Retype each line exactly. Skip images.

Material provided:
▽

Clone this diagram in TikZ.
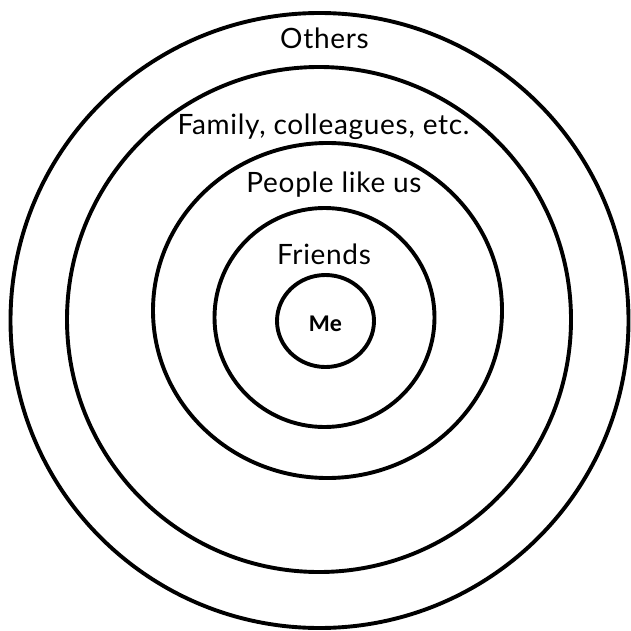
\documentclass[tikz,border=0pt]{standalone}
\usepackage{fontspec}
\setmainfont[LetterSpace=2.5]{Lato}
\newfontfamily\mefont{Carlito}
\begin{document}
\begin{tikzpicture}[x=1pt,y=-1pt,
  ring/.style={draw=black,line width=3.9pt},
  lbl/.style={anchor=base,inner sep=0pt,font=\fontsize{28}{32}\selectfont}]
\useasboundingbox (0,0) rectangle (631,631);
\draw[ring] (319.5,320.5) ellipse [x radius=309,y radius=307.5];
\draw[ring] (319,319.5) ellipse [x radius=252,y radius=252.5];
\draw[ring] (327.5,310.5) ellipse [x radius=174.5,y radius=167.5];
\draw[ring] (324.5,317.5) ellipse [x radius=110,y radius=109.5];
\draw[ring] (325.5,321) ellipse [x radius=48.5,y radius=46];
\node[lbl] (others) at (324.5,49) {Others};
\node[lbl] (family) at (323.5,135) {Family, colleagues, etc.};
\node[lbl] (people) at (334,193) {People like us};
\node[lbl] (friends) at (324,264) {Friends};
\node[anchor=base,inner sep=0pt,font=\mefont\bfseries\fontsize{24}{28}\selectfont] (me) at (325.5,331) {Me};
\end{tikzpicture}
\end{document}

△

Full solution:
Clone this diagram in TikZ.
\documentclass[tikz,border=0pt]{standalone}
\usepackage{fontspec}
\setmainfont[LetterSpace=2.5]{Lato}
\newfontfamily\mefont{Carlito}
\begin{document}
\begin{tikzpicture}[x=1pt,y=-1pt,
  ring/.style={draw=black,line width=3.9pt},
  lbl/.style={anchor=base,inner sep=0pt,font=\fontsize{28}{32}\selectfont}]
\useasboundingbox (0,0) rectangle (631,631);
\draw[ring] (319.5,320.5) ellipse [x radius=309,y radius=307.5];
\draw[ring] (319,319.5) ellipse [x radius=252,y radius=252.5];
\draw[ring] (327.5,310.5) ellipse [x radius=174.5,y radius=167.5];
\draw[ring] (324.5,317.5) ellipse [x radius=110,y radius=109.5];
\draw[ring] (325.5,321) ellipse [x radius=48.5,y radius=46];
\node[lbl] (others) at (324.5,49) {Others};
\node[lbl] (family) at (323.5,135) {Family, colleagues, etc.};
\node[lbl] (people) at (334,193) {People like us};
\node[lbl] (friends) at (324,264) {Friends};
\node[anchor=base,inner sep=0pt,font=\mefont\bfseries\fontsize{24}{28}\selectfont] (me) at (325.5,331) {Me};
\end{tikzpicture}
\end{document}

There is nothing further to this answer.